As my family is pretty large we find ourselves celebrating these occasions pretty often. In the interest of economy, I attempted my own version of Caldo de Pollo. Make it because someone caught a cold, because your sister finally got that promotion at work … or just because it’s delicious.

caldo de pollo

  • 4 cups chicken stock

  • 4 cups water

  • 2 large, organic chicken breasts (I leave skin on and remove once cooking is complete)

  • 2 tsp kosher salt

  • 1/4 tsp pepper

  • 1/4 tsp ground Mexican oregano
    (You can find this in the international section of most supermarkets)

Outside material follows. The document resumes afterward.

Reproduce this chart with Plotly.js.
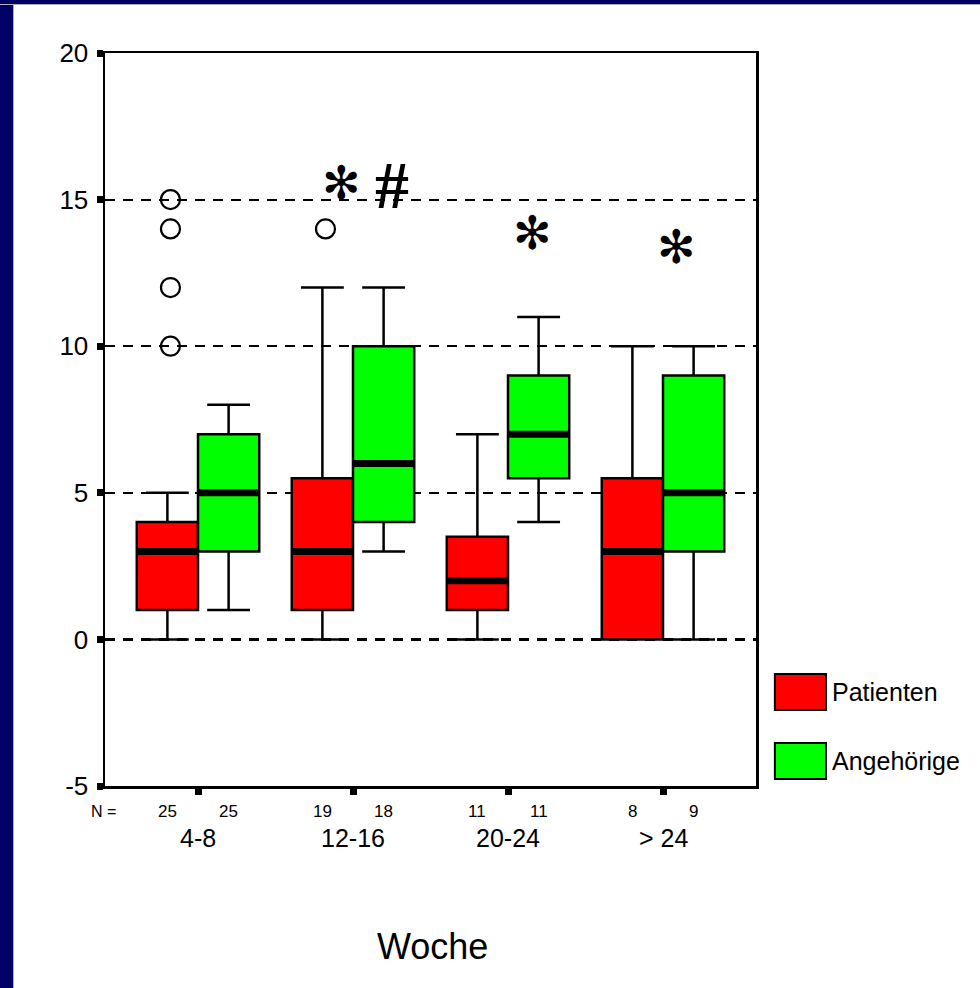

  • 2 whole, peeled garlic cloves (remove after cooking is complete)

  • 4 stalks celery, chopped
    (I usually chop and add some leaves from the celery too for flavor)

  • 1 yellow onion, chopped

  • 2 carrots, chopped

  • 1/2 cup long grain white rice

  • 1 lime

  • FOR GARNISH

  • 1 lime, cut into wedges

  • 1 avocado, diced

  • 1 Roma tomato, deseeded and diced

  • 1 package queso fresco (Mexican cheese found in most supermarkets

  • 1 bunch cilantro, chopped

  • warm corn tortillas or chips

directions

  • Combine all soup ingredients and cook uncovered until boiling and then lower temperature to simmer for 20 minutes.
  • Add uncooked rice and cover.
  • Simmer another 20 minutes until rice is cooked.
  • Turn off and remove from heat. Careful, it’s hot! Wait 10 minutes or so after turning off burner, then take out chicken breast and remove skin and debone, then shred back into soup.
  • Squeeze a half a lime into soup, or more to taste. Serve with garnishes on the side.

TIME: 1 HOUR, 30 MINS. YIELDS 12 SERVINGS.